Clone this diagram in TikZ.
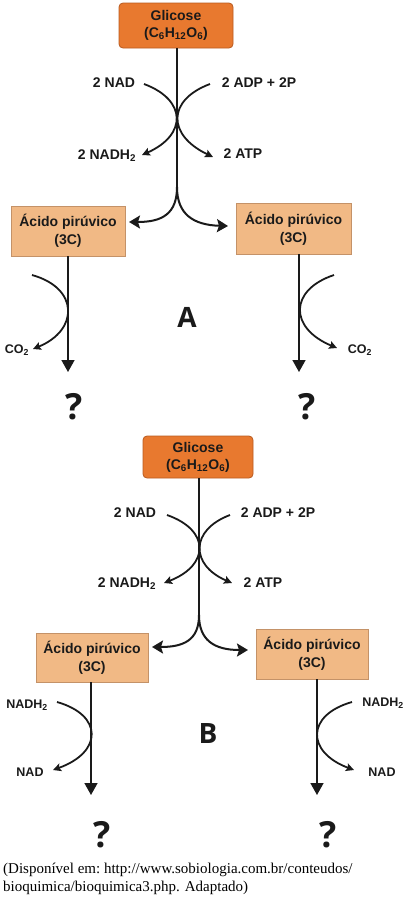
\documentclass[tikz,border=0pt]{standalone}
\usepackage{fontspec}
\setmainfont{Liberation Sans}
\newfontfamily\serifcap{Liberation Serif}
\newfontfamily\bigsans{Open Sans}
\usetikzlibrary{arrows.meta}
\definecolor{glufill}{HTML}{E8792F}
\definecolor{gluedge}{HTML}{B85A20}
\definecolor{pyrfill}{HTML}{F1B985}
\definecolor{pyredge}{HTML}{C49268}
\definecolor{ink}{HTML}{1A1A1A}
\tikzset{
  glubox/.style={draw=gluedge, line width=0.8pt, fill=glufill, rounded corners=4pt, align=center, inner sep=0pt, font=\bfseries\fontsize{14}{17}\selectfont, text=ink},
  pyrbox/.style={draw=pyredge, line width=0.6pt, fill=pyrfill, align=center, inner sep=0pt, font=\bfseries\fontsize{14}{18}\selectfont, text=ink},
  lab/.style={font=\bfseries\fontsize{14}{16}\selectfont, text=ink, inner sep=0pt},
  labs/.style={font=\bfseries\fontsize{12.5}{15}\selectfont, text=ink, inner sep=0pt},
  bigl/.style={font=\bigsans\bfseries\fontsize{28}{30}\selectfont, text=ink, inner sep=0pt},
  qm/.style={font=\bigsans\bfseries\fontsize{36}{38}\selectfont, text=ink, inner sep=0pt},
  mainline/.style={draw=ink, line width=1.5pt},
  sidecurve/.style={draw=ink, line width=1.8pt, -{Stealth[length=8pt,width=8pt,inset=1.5pt]}},
  splitarrow/.style={draw=ink, line width=2pt, -{Stealth[length=11pt,width=13pt,inset=2pt]}},
  downarrow/.style={draw=ink, line width=1.6pt, -{Triangle[length=12pt,width=13pt]}},
}
\begin{document}
\begin{tikzpicture}[x=1pt,y=-1pt]
\useasboundingbox (0,0) rectangle (415,898);

% ---------------- A ----------------
\node[glubox, minimum width=114pt, minimum height=45pt] (gA) at (176,25.5) {Glicose\\(C\textsubscript{6}H\textsubscript{12}O\textsubscript{6})};
\node[pyrbox, minimum width=114pt, minimum height=50pt] (pAl) at (68,231) {Ácido pirúvico\\(3C)};
\node[pyrbox, minimum width=115pt, minimum height=51pt] (pAr) at (293.5,228.5) {Ácido pirúvico\\(3C)};

\coordinate (sA) at (177,187);
\coordinate (tAl) at (129,222);
\coordinate (tAr) at (228,226);
\draw[mainline] (gA.south -| sA) -- (sA);
\draw[splitarrow] (sA) .. controls (177,214) and (162,222) .. (tAl);
\draw[splitarrow] (sA) .. controls (177,214) and (193,225) .. (tAr);

\node[lab] (nadA) at (114,83) {2 NAD};
\node[lab] (adpA) at (259,83) {2 ADP + 2P};
\node[lab] (nadhA) at (107,156) {2 NADH\textsubscript{2}};
\node[lab] (atpA) at (243,154) {2 ATP};
\coordinate (c1s) at (144,84);
\coordinate (c1e) at (142,155);
\coordinate (c2s) at (210,84);
\coordinate (c2e) at (213,157);
\draw[sidecurve] (c1s) .. controls (187,100) and (187,135) .. (c1e);
\draw[sidecurve] (c2s) .. controls (167,100) and (167,135) .. (c2e);

\coordinate (dAl) at (68,372);
\coordinate (dAr) at (299,372);
\draw[downarrow] (pAl.south) -- (dAl);
\draw[downarrow] (pAr.south -| dAr) -- (dAr);
\coordinate (c3s) at (32,275);
\coordinate (c3e) at (33,349);
\coordinate (c4s) at (334,275);
\coordinate (c4e) at (337,348);
\draw[sidecurve] (c3s) .. controls (79,288) and (79,330) .. (c3e);
\draw[sidecurve] (c4s) .. controls (289,290) and (289,328) .. (c4e);
\node[labs] (co2l) at (17,350) {CO\textsubscript{2}};
\node[labs] (co2r) at (360,350) {CO\textsubscript{2}};

\node[bigl] (lA) at (187,317) {A};
\node[qm] (qA1) at (74,407) {?};
\node[qm] (qA2) at (307,407) {?};

% ---------------- B ----------------
\node[glubox, minimum width=110pt, minimum height=42pt] (gB) at (198,457) {Glicose\\(C\textsubscript{6}H\textsubscript{12}O\textsubscript{6})};
\node[pyrbox, minimum width=112pt, minimum height=49pt] (pBl) at (92,657.5) {Ácido pirúvico\\(3C)};
\node[pyrbox, minimum width=112pt, minimum height=50pt] (pBr) at (312,654) {Ácido pirúvico\\(3C)};

\coordinate (sB) at (199,615);
\coordinate (tBl) at (152,647);
\coordinate (tBr) at (248,650);
\draw[mainline] (gB.south -| sB) -- (sB);
\draw[splitarrow] (sB) .. controls (199,640) and (184,647) .. (tBl);
\draw[splitarrow] (sB) .. controls (199,640) and (214,650) .. (tBr);

\node[lab] (nadB) at (135,513) {2 NAD};
\node[lab] (adpB) at (278,513) {2 ADP + 2P};
\node[lab] (nadhB) at (127,584) {2 NADH\textsubscript{2}};
\node[lab] (atpB) at (263,583) {2 ATP};
\coordinate (c5s) at (167,515);
\coordinate (c5e) at (164,583);
\coordinate (c6s) at (230,515);
\coordinate (c6e) at (232,583);
\draw[sidecurve] (c5s) .. controls (210,530) and (210,565) .. (c5e);
\draw[sidecurve] (c6s) .. controls (190,530) and (190,565) .. (c6e);

\coordinate (dBl) at (91,795);
\coordinate (dBr) at (317,795);
\draw[downarrow] (pBl.south -| dBl) -- (dBl);
\draw[downarrow] (pBr.south -| dBr) -- (dBr);
\coordinate (c7s) at (57,702);
\coordinate (c7e) at (53,770);
\coordinate (c8s) at (352,702);
\coordinate (c8e) at (354,770);
\draw[sidecurve] (c7s) .. controls (103,715) and (103,752) .. (c7e);
\draw[sidecurve] (c8s) .. controls (306,715) and (306,752) .. (c8e);
\node[labs] (nadhBl) at (27,705) {NADH\textsubscript{2}};
\node[labs] (nadBl) at (30,772) {NAD};
\node[labs] (nadhBr) at (383,703) {NADH\textsubscript{2}};
\node[labs] (nadBr) at (382,772) {NAD};

\node[bigl] (lB) at (208,733) {B};
\node[qm] (qB1) at (102,835) {?};
\node[qm] (qB2) at (328,835) {?};

% ---------------- caption ----------------
\node[anchor=west, inner sep=0pt, align=left, font=\serifcap\fontsize{15}{18}\selectfont] (cap) at (3,879) {\frenchspacing(Disponível em: http://www.sobiologia.com.br/conteudos/\\bioquimica/bioquimica3.php. Adaptado)};
\end{tikzpicture}
\end{document}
****************
### BRIEF
Copy out every line of the material above exactly, skipping the pictures.

### WRITTEN SOLUTION
Clone this diagram in TikZ.
\documentclass[tikz,border=0pt]{standalone}
\usepackage{fontspec}
\setmainfont{Liberation Sans}
\newfontfamily\serifcap{Liberation Serif}
\newfontfamily\bigsans{Open Sans}
\usetikzlibrary{arrows.meta}
\definecolor{glufill}{HTML}{E8792F}
\definecolor{gluedge}{HTML}{B85A20}
\definecolor{pyrfill}{HTML}{F1B985}
\definecolor{pyredge}{HTML}{C49268}
\definecolor{ink}{HTML}{1A1A1A}
\tikzset{
  glubox/.style={draw=gluedge, line width=0.8pt, fill=glufill, rounded corners=4pt, align=center, inner sep=0pt, font=\bfseries\fontsize{14}{17}\selectfont, text=ink},
  pyrbox/.style={draw=pyredge, line width=0.6pt, fill=pyrfill, align=center, inner sep=0pt, font=\bfseries\fontsize{14}{18}\selectfont, text=ink},
  lab/.style={font=\bfseries\fontsize{14}{16}\selectfont, text=ink, inner sep=0pt},
  labs/.style={font=\bfseries\fontsize{12.5}{15}\selectfont, text=ink, inner sep=0pt},
  bigl/.style={font=\bigsans\bfseries\fontsize{28}{30}\selectfont, text=ink, inner sep=0pt},
  qm/.style={font=\bigsans\bfseries\fontsize{36}{38}\selectfont, text=ink, inner sep=0pt},
  mainline/.style={draw=ink, line width=1.5pt},
  sidecurve/.style={draw=ink, line width=1.8pt, -{Stealth[length=8pt,width=8pt,inset=1.5pt]}},
  splitarrow/.style={draw=ink, line width=2pt, -{Stealth[length=11pt,width=13pt,inset=2pt]}},
  downarrow/.style={draw=ink, line width=1.6pt, -{Triangle[length=12pt,width=13pt]}},
}
\begin{document}
\begin{tikzpicture}[x=1pt,y=-1pt]
\useasboundingbox (0,0) rectangle (415,898);

% ---------------- A ----------------
\node[glubox, minimum width=114pt, minimum height=45pt] (gA) at (176,25.5) {Glicose\\(C\textsubscript{6}H\textsubscript{12}O\textsubscript{6})};
\node[pyrbox, minimum width=114pt, minimum height=50pt] (pAl) at (68,231) {Ácido pirúvico\\(3C)};
\node[pyrbox, minimum width=115pt, minimum height=51pt] (pAr) at (293.5,228.5) {Ácido pirúvico\\(3C)};

\coordinate (sA) at (177,187);
\coordinate (tAl) at (129,222);
\coordinate (tAr) at (228,226);
\draw[mainline] (gA.south -| sA) -- (sA);
\draw[splitarrow] (sA) .. controls (177,214) and (162,222) .. (tAl);
\draw[splitarrow] (sA) .. controls (177,214) and (193,225) .. (tAr);

\node[lab] (nadA) at (114,83) {2 NAD};
\node[lab] (adpA) at (259,83) {2 ADP + 2P};
\node[lab] (nadhA) at (107,156) {2 NADH\textsubscript{2}};
\node[lab] (atpA) at (243,154) {2 ATP};
\coordinate (c1s) at (144,84);
\coordinate (c1e) at (142,155);
\coordinate (c2s) at (210,84);
\coordinate (c2e) at (213,157);
\draw[sidecurve] (c1s) .. controls (187,100) and (187,135) .. (c1e);
\draw[sidecurve] (c2s) .. controls (167,100) and (167,135) .. (c2e);

\coordinate (dAl) at (68,372);
\coordinate (dAr) at (299,372);
\draw[downarrow] (pAl.south) -- (dAl);
\draw[downarrow] (pAr.south -| dAr) -- (dAr);
\coordinate (c3s) at (32,275);
\coordinate (c3e) at (33,349);
\coordinate (c4s) at (334,275);
\coordinate (c4e) at (337,348);
\draw[sidecurve] (c3s) .. controls (79,288) and (79,330) .. (c3e);
\draw[sidecurve] (c4s) .. controls (289,290) and (289,328) .. (c4e);
\node[labs] (co2l) at (17,350) {CO\textsubscript{2}};
\node[labs] (co2r) at (360,350) {CO\textsubscript{2}};

\node[bigl] (lA) at (187,317) {A};
\node[qm] (qA1) at (74,407) {?};
\node[qm] (qA2) at (307,407) {?};

% ---------------- B ----------------
\node[glubox, minimum width=110pt, minimum height=42pt] (gB) at (198,457) {Glicose\\(C\textsubscript{6}H\textsubscript{12}O\textsubscript{6})};
\node[pyrbox, minimum width=112pt, minimum height=49pt] (pBl) at (92,657.5) {Ácido pirúvico\\(3C)};
\node[pyrbox, minimum width=112pt, minimum height=50pt] (pBr) at (312,654) {Ácido pirúvico\\(3C)};

\coordinate (sB) at (199,615);
\coordinate (tBl) at (152,647);
\coordinate (tBr) at (248,650);
\draw[mainline] (gB.south -| sB) -- (sB);
\draw[splitarrow] (sB) .. controls (199,640) and (184,647) .. (tBl);
\draw[splitarrow] (sB) .. controls (199,640) and (214,650) .. (tBr);

\node[lab] (nadB) at (135,513) {2 NAD};
\node[lab] (adpB) at (278,513) {2 ADP + 2P};
\node[lab] (nadhB) at (127,584) {2 NADH\textsubscript{2}};
\node[lab] (atpB) at (263,583) {2 ATP};
\coordinate (c5s) at (167,515);
\coordinate (c5e) at (164,583);
\coordinate (c6s) at (230,515);
\coordinate (c6e) at (232,583);
\draw[sidecurve] (c5s) .. controls (210,530) and (210,565) .. (c5e);
\draw[sidecurve] (c6s) .. controls (190,530) and (190,565) .. (c6e);

\coordinate (dBl) at (91,795);
\coordinate (dBr) at (317,795);
\draw[downarrow] (pBl.south -| dBl) -- (dBl);
\draw[downarrow] (pBr.south -| dBr) -- (dBr);
\coordinate (c7s) at (57,702);
\coordinate (c7e) at (53,770);
\coordinate (c8s) at (352,702);
\coordinate (c8e) at (354,770);
\draw[sidecurve] (c7s) .. controls (103,715) and (103,752) .. (c7e);
\draw[sidecurve] (c8s) .. controls (306,715) and (306,752) .. (c8e);
\node[labs] (nadhBl) at (27,705) {NADH\textsubscript{2}};
\node[labs] (nadBl) at (30,772) {NAD};
\node[labs] (nadhBr) at (383,703) {NADH\textsubscript{2}};
\node[labs] (nadBr) at (382,772) {NAD};

\node[bigl] (lB) at (208,733) {B};
\node[qm] (qB1) at (102,835) {?};
\node[qm] (qB2) at (328,835) {?};

% ---------------- caption ----------------
\node[anchor=west, inner sep=0pt, align=left, font=\serifcap\fontsize{15}{18}\selectfont] (cap) at (3,879) {\frenchspacing(Disponível em: http://www.sobiologia.com.br/conteudos/\\bioquimica/bioquimica3.php. Adaptado)};
\end{tikzpicture}
\end{document}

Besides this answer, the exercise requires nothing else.